COP 30 escancara despreparo e falta de articulação do poder público; leia o artigo
Professora aponta ausência de política pública e o desprezo à qualificação técnica como causas do problema

A menos de 100 dias da abertura da COP 30, Belém (PA) enfrenta uma onda de críticas por problemas logísticos, preços abusivos e desorganização. Em artigo, a pesquisadora e professora de Turismo na Universidade de São Paulo, Mariana Aldrigui aponta a ausência de política pública e o desprezo à qualificação técnica como causas centrais do cenário preocupante.

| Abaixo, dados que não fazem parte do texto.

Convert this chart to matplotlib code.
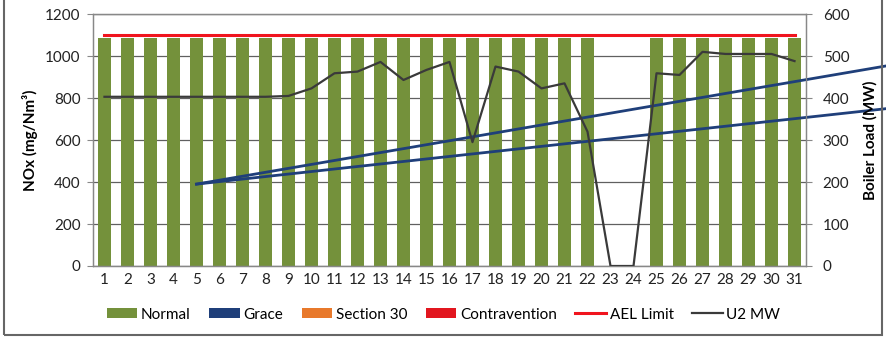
import matplotlib.pyplot as plt
from matplotlib.patches import Rectangle

plt.rcParams['font.family'] = ['Lato', 'DejaVu Sans']

# Daily data for the month
days = list(range(1, 32))
normal = [1085] * 22 + [0, 0] + [1085] * 7
grace = [0] * 31
section30 = [0] * 31
contravention = [0] * 31
ael_limit = [1100] * 31
u2_mw = [403, 403, 403, 403, 403, 403, 403, 403, 405, 423,
         459, 463, 486, 443, 467, 486, 295, 475, 463, 423,
         435, 320, 0, 0, 459, 455, 510, 505, 505, 505, 488]

# Hand-drawn trend strokes (day, NOx)
stroke_x = [5, 35.2]
stroke_hi = [390, 957]
stroke_lo = [390, 752]

fig = plt.figure(figsize=(8.87, 3.43), dpi=100)
ax = fig.add_axes([0.1048, 0.2245, 0.8039, 0.7345])
ax2 = ax.twinx()

green = '#74913B'
navy = '#1F3F7A'
orange = '#E8792B'
red = '#E2161F'

ax.bar(days, normal, width=0.6, color=green, label='Normal', zorder=2)
bottom = list(normal)
ax.bar(days, grace, width=0.6, bottom=bottom, color=navy, label='Grace', zorder=2)
bottom = [b + g for b, g in zip(bottom, grace)]
ax.bar(days, section30, width=0.6, bottom=bottom, color=orange, label='Section 30', zorder=2)
bottom = [b + s for b, s in zip(bottom, section30)]
ax.bar(days, contravention, width=0.6, bottom=bottom, color=red, label='Contravention', zorder=2)
ax.plot(days, ael_limit, color='#F0141E', lw=2.2, label='AEL Limit', zorder=3)

ax2.plot(days, u2_mw, color='#3a3a3a', lw=1.6, label='U2 MW', zorder=3)

ax.set_xlim(0.5, 31.5)
ax.set_ylim(0, 1200)
ax2.set_ylim(0, 600)
ax.set_xticks(days)
ax.set_yticks(range(0, 1201, 200))
ax2.set_yticks(range(0, 601, 100))
ax.grid(axis='y', color='#606060', lw=0.9, zorder=0)
ax.set_axisbelow(True)

for a in (ax, ax2):
    for side in a.spines:
        a.spines[side].set_color('#888888')
        a.spines[side].set_linewidth(0.9)
    a.spines['top'].set_linestyle((0, (1, 1)))
ax.tick_params(axis='x', length=0, labelsize=11, colors='#222222', pad=5)
ax.tick_params(axis='y', length=4, labelsize=11, colors='#222222', pad=5)
ax2.tick_params(axis='y', length=4, labelsize=11, colors='#222222', pad=8)
for a in (ax, ax2):
    a.tick_params(axis='y', color='#888888')

ax.set_ylabel('NOx (mg/Nm³)', fontsize=11, fontweight='bold', labelpad=5)
ax2.set_ylabel('Boiler Load (MW)', fontsize=11, fontweight='bold', labelpad=10)

# Trend strokes drawn across the chart
ax.plot(stroke_x, stroke_hi, color=navy, lw=2, clip_on=False, zorder=5)
ax.plot(stroke_x, stroke_lo, color=navy, lw=2, clip_on=False, zorder=5)

h1, l1 = ax.get_legend_handles_labels()
h2, l2 = ax2.get_legend_handles_labels()
order = [1, 2, 3, 4, 0]
handles = [h1[i] for i in order] + h2
labels = [l1[i] for i in order] + l2
fig.legend(handles, labels, loc='center', bbox_to_anchor=(0.5, 0.083), ncol=6,
           frameon=False, fontsize=11, handlelength=2.0, handleheight=0.6,
           columnspacing=1.2, handletextpad=0.25)

fig.patches.append(Rectangle((0.004, 0.023), 0.99, 1.0, transform=fig.transFigure,
                             fill=False, edgecolor='#666666', lw=1.5))

fig.savefig('out.png', dpi=100)
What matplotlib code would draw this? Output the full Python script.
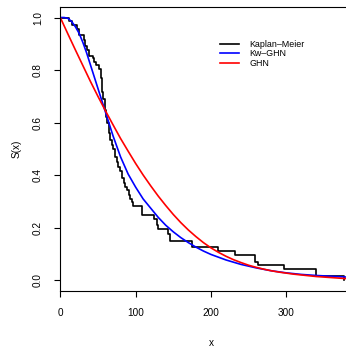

Leia o artigo exclusivo abaixo.
COP30: quando improviso e vaidade substituem política pública
"Faltando pouco menos de 100 dias para a abertura oficial da COP30, os problemas de Belém já transbordam os grupos de organizadores e invadem as manchetes nacionais. O escândalo dos preços abusivos da hospedagem é apenas o sintoma mais visível de uma cadeia de desorganização que promete se estender aos transportes, alimentação, logística das delegações e, muito provavelmente, ao saneamento e à segurança. Mais uma vez, o Brasil ensaia uma participação de destaque num palco internacional e tropeça nos próprios descuidos.
O mais alarmante é que tudo isso era previsível — e foi previsto. Desde 2023, quando Belém foi anunciada como sede, especialistas em turismo vêm alertando sobre os desafios logísticos e operacionais que uma conferência como a COP30 impõe. No entanto, como historicamente acontece, esses profissionais foram solenemente ignorados. O Brasil forma quadros qualificados em turismo há mais de 70 anos. Possui universidades de excelência, grupos de pesquisa atuantes, redes técnicas, experiências acumuladas em grandes eventos. Mas esse capital humano segue sendo ignorado ou subaproveitado pelo poder público.
O Ministério do Turismo, que deveria liderar a articulação nacional em torno do evento, optou pelo caminho oposto. Seu titular, mais interessado nas articulações para sua próxima candidatura, se destaca pelas falas vazias (como a inauguração de um hotel seis estrelas em um país em que o próprio MTur regula a classificação de 1 a 5) e por projetos tão audaciosos como uma cartilha de colorir imitando um sucesso editorial. Enquanto o setor enfrenta um dos maiores desafios da década, o ministro alega um “delayzinho” no lançamento da plataforma de hospedagem que já deveria estar funcionando desde o final da COP29.
Não é à toa que os problemas já afetam a percepção internacional do evento. Delegações estrangeiras, incomodadas com preços fora da realidade e insegurança sobre a estrutura da cidade, já articulam — de forma pública ou reservada — pedidos de transferência da sede. Isso é grave. E não apenas por comprometer a imagem de Belém, mas por arranhar a credibilidade do Brasil como anfitrião de eventos globais, afetando o trabalho competente de vários outros destinos.
O Turismo, que deveria ser um ativo estratégico na construção dessa imagem, permanece como figurante. E isso não por falta de competência técnica, mas por desprezo institucional. Seguimos aceitando que políticos sem nenhum projeto decente ou vínculo histórico com o setor assumam postos relevantes e controlem orçamentos que poderiam fazer muita diferença em projetos inteligentes.
Concordamos, mandato após mandato, que boa vontade basta, e aplaudimos quando repetem que “agora aprenderam a importância do setor”, que “turismo é o novo petróleo” e outras frases batidas e repetidas há mais de meio século. Não protestamos e nem fazemos barulho suficiente para dizer que a má gestão de um pré-evento em que toda a mídia mundial fará questão de cobrir vai manchar por um bom tempo a imagem de todo o país, e não só de Belém.
Quando o improviso vira norma e a vaidade ocupa o lugar da política pública, o resultado é esse: uma oportunidade desperdiçada diante do mundo. E mais uma geração de profissionais vendo seu trabalho ser descartado por um Estado que insiste em não aprender com seus próprios erros.
Vai dar totalmente errado? Claro que não. Mas temos que abandonar esse conformismo de “fizemos o melhor possível”. Temos competência para mais, muito mais. Não adianta inventar escola de turismo, maquiar dados, tentar desviar a atenção – uma parte do estrago já está posta, e vai dar trabalho corrigir. Mudar a sede é improvável, sabemos. Recuperar a imagem de Belém como uma sede adequada para eventos nacionais e internacionais é que vai ser complicado".